Rosario and Maria Violi first opened a diner in Massena, New York, in 1945. Two years later they bought a place on Center Street, which became the permanent home to their fine dining establishment for more than six decades. Dominick and Ross, their sons, and subsequent generations of children, grandchildren and long-term staff have been running the place since.

Vitello saltimbocca, bistecca delmonico, pollo alla marsala. Recipes brought over from Sicily and given the alla Violi touch. Colossal shrimp cocktail, clams casino, antipasti plates loaded down with crostini, banana peppers and breadsticks. Frogs legs and escargots, drenched in garlic butter. Heaping dishes of fresh pasta, either in a spicy marinara sauce or herbaceous pesto. Made-to-order brochettes on fluffy beds of brown rice, open-faced steak sandwiches. Ice cream parfaits in tall flutes, cheesecakes made in-house that day. And Kiddie Cocktails, of course.

If there was a reason to celebrate, we went to Violi's. Birthdays, graduations, anniversaries. New jobs, promotions, retirement. Usually the three of us, often all four, many times with grandparents, family from out of town, or dear friends.
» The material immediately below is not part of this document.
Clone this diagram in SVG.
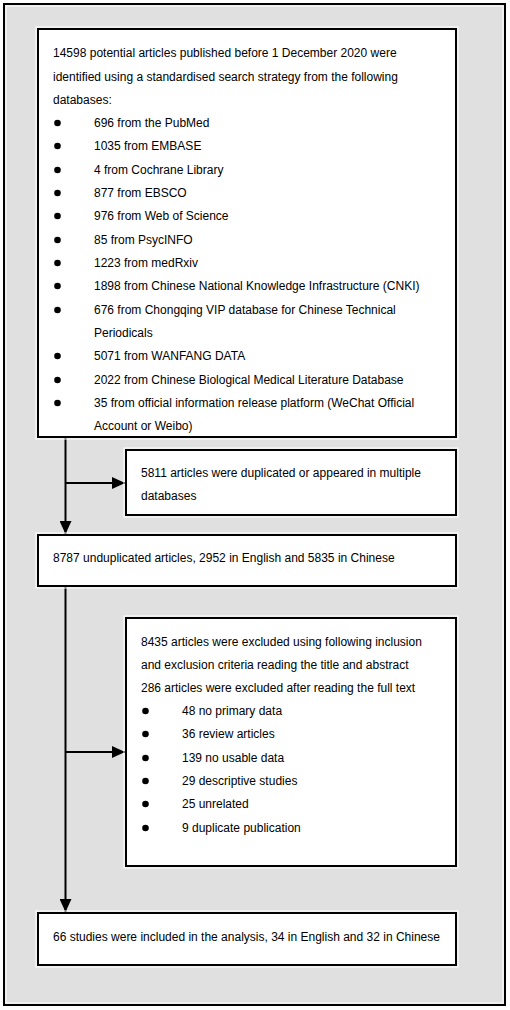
<svg xmlns="http://www.w3.org/2000/svg" width="510" height="1010" viewBox="0 0 510 1010">
<defs>
<style>
.box{fill:#fff;stroke:#000;stroke-width:2}
.halo{fill:none;stroke:#fff;stroke-width:1}
.t{font-family:"Liberation Sans",Arial,sans-serif;font-size:12px;fill:#000}
.ln{stroke:#000;stroke-width:2;fill:none}
.dot{fill:#000}
</style>
<marker id="ah" markerWidth="13" markerHeight="12" refX="13" refY="6" orient="auto" markerUnits="userSpaceOnUse">
<path d="M0,0 L13,6 L0,12 Z" fill="#000"/>
</marker>
<clipPath id="c1"><rect x="38" y="29" width="418" height="408"/></clipPath>
</defs>
<rect x="4" y="4" width="501" height="1001" fill="#e0e0e0" stroke="#000" stroke-width="2"/>
<rect x="6" y="6" width="497" height="997" fill="none" stroke="#fff" stroke-width="1"/>

<g id="connectors">
<line class="ln" x1="65.5" y1="438" x2="65.5" y2="534" marker-end="url(#ah)"/>
<line class="ln" x1="65.5" y1="483" x2="125" y2="483" marker-end="url(#ah)"/>
<line class="ln" x1="65.5" y1="587" x2="65.5" y2="912" marker-end="url(#ah)"/>
<line class="ln" x1="65.5" y1="752" x2="125" y2="752" marker-end="url(#ah)"/>
</g>

<g id="n1">
<rect class="halo" x="36" y="27" width="422" height="412"/>
<rect class="box" x="38" y="29" width="418" height="408"/>
<g clip-path="url(#c1)">
<text class="t" x="53" y="57">14598 potential articles published before 1 December 2020 were</text>
<text class="t" x="53" y="81">identified using a standardised search strategy from the following</text>
<text class="t" x="53" y="104">databases:</text>
<circle class="dot" cx="57.5" cy="123" r="3.3"/><text class="t" x="94" y="127">696 from the PubMed</text>
<circle class="dot" cx="57.5" cy="146" r="3.3"/><text class="t" x="94" y="150">1035 from EMBASE</text>
<circle class="dot" cx="57.5" cy="170" r="3.3"/><text class="t" x="94" y="174">4 from Cochrane Library</text>
<circle class="dot" cx="57.5" cy="193" r="3.3"/><text class="t" x="94" y="197">877 from EBSCO</text>
<circle class="dot" cx="57.5" cy="216" r="3.3"/><text class="t" x="94" y="220">976 from Web of Science</text>
<circle class="dot" cx="57.5" cy="240" r="3.3"/><text class="t" x="94" y="244">85 from PsycINFO</text>
<circle class="dot" cx="57.5" cy="263" r="3.3"/><text class="t" x="94" y="267">1223 from medRxiv</text>
<circle class="dot" cx="57.5" cy="286" r="3.3"/><text class="t" x="94" y="290">1898 from Chinese National Knowledge Infrastructure (CNKI)</text>
<circle class="dot" cx="57.5" cy="310" r="3.3"/><text class="t" x="94" y="314">676 from Chongqing VIP database for Chinese Technical</text>
<text class="t" x="94" y="337">Periodicals</text>
<circle class="dot" cx="57.5" cy="356" r="3.3"/><text class="t" x="94" y="360">5071 from WANFANG DATA</text>
<circle class="dot" cx="57.5" cy="380" r="3.3"/><text class="t" x="94" y="384">2022 from Chinese Biological Medical Literature Database</text>
<circle class="dot" cx="57.5" cy="403" r="3.3"/><text class="t" x="94" y="407">35 from official information release platform (WeChat Official</text>
<text class="t" x="94" y="430">Account or Weibo)</text>
</g>
</g>

<g id="n2">
<rect class="halo" x="124" y="448" width="334" height="69"/>
<rect class="box" x="126" y="450" width="330" height="65"/>
<text class="t" x="141" y="477">5811 articles were duplicated or appeared in multiple</text>
<text class="t" x="141" y="500">databases</text>
</g>

<g id="n3">
<rect class="halo" x="36" y="533" width="422" height="55"/>
<rect class="box" x="38" y="535" width="418" height="51"/>
<text class="t" x="53" y="562">8787 unduplicated articles, 2952 in English and 5835 in Chinese</text>
</g>

<g id="n4">
<rect class="halo" x="124" y="616" width="334" height="252"/>
<rect class="box" x="126" y="618" width="330" height="248"/>
<text class="t" x="141" y="646">8435 articles were excluded using following inclusion</text>
<text class="t" x="141" y="669">and exclusion criteria reading the title and abstract</text>
<text class="t" x="141" y="692">286 articles were excluded after reading the full text</text>
<circle class="dot" cx="145.5" cy="711" r="3.3"/><text class="t" x="182" y="715">48 no primary data</text>
<circle class="dot" cx="145.5" cy="734" r="3.3"/><text class="t" x="182" y="738">36 review articles</text>
<circle class="dot" cx="145.5" cy="758" r="3.3"/><text class="t" x="182" y="762">139 no usable data</text>
<circle class="dot" cx="145.5" cy="781" r="3.3"/><text class="t" x="182" y="785">29 descriptive studies</text>
<circle class="dot" cx="145.5" cy="804" r="3.3"/><text class="t" x="182" y="808">25 unrelated</text>
<circle class="dot" cx="145.5" cy="828" r="3.3"/><text class="t" x="182" y="832">9 duplicate publication</text>
</g>

<g id="n5">
<rect class="halo" x="36" y="911" width="422" height="56"/>
<rect class="box" x="38" y="913" width="418" height="52"/>
<text class="t" x="53" y="941">66 studies were included in the analysis, 34 in English and 32 in Chinese</text>
</g>
</svg>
I remember riding in the back seat of the car with my Nanny, curled up in her furs and Chanel, excited for all of us to be going out for a fancy dinner at our favourite place.

We always called ahead to make made sure Sue was working; spunky, sassy Sue, the head waitress who ran the dining room with military authority but who had the biggest smile and a genuine friendliness to match. She'd tell me I was growing up too fast and bring me extra black olives in the antipasti dish, convinced me frogs legs tasted "just like chicken" and warned me I wouldn't get dessert if I didn't finish my broccoli. (She'd still bring dessert.)

There was Dotti, the chef, who hugged fiercely and who was never too busy to show me around the kitchen while the cooks prepped plates, chopped vegetables and deftly flipped chunks of carni on the grill. There was Dominick, the proud patriarch of both family and staff, whose hearty laugh and jovial presence filled the room as he toured the tables, checking to make sure everything was perfect.

There was Mary, who played piano in the bar some nights; she would strike up "New York, New York" for me and I would twirl across the checkerboard floor. There was Mike, who greeted everyone with an easy smile, a hug or a handshake, and ask after the family while he fixed a drink or poured the wine. He'd wink at me with an impish glint in his eye and I would swoon (being the silly teenage girl that I was at the time.)

And there was Ross.

"Puppy!" he'd cry as I came in the door, then smother me in a bone-cracking hug and affectionate pecks on the cheek. Lacing my arm through his, he would escort my family to our table in a most debonair and doting gentlemanly way.

Puppy. I was always "Puppy" to Ross. From the time I was little more than a rambunctious pup myself, right through my teenage years and into adulthood. Once, shortly after we were engaged, I brought Hubby for our first meal there together ... and to get the required Violi "seal of approval." Ross, all the world the protective mafioso godfather, sized my man up and explained, in no uncertain terms, what misfortune would befall should anything happen to his "Puppy."

He's still that debonair gentleman. And I will forever be his Puppy.

***

Our last meal at Violi's was just as delicious as every other meal I've had there, save for the bittersweet taste at the end that even the customary After Eights couldn't hide. We dined, we laughed, we walked through the rooms while the walls whispered stories back to us. We thought of people who once sat at our table and now visited in spirit. We stood and looked at "our place" one last time before tucking the memories away.

Mille grazie, Violi's. Arrivederci.

2 comments:

  1. What a wonderful story, and bittersweet as you said.

    We stopped going there as a family in the early 90's after my grandmother passed, but you definitely brought back some memories of our visits.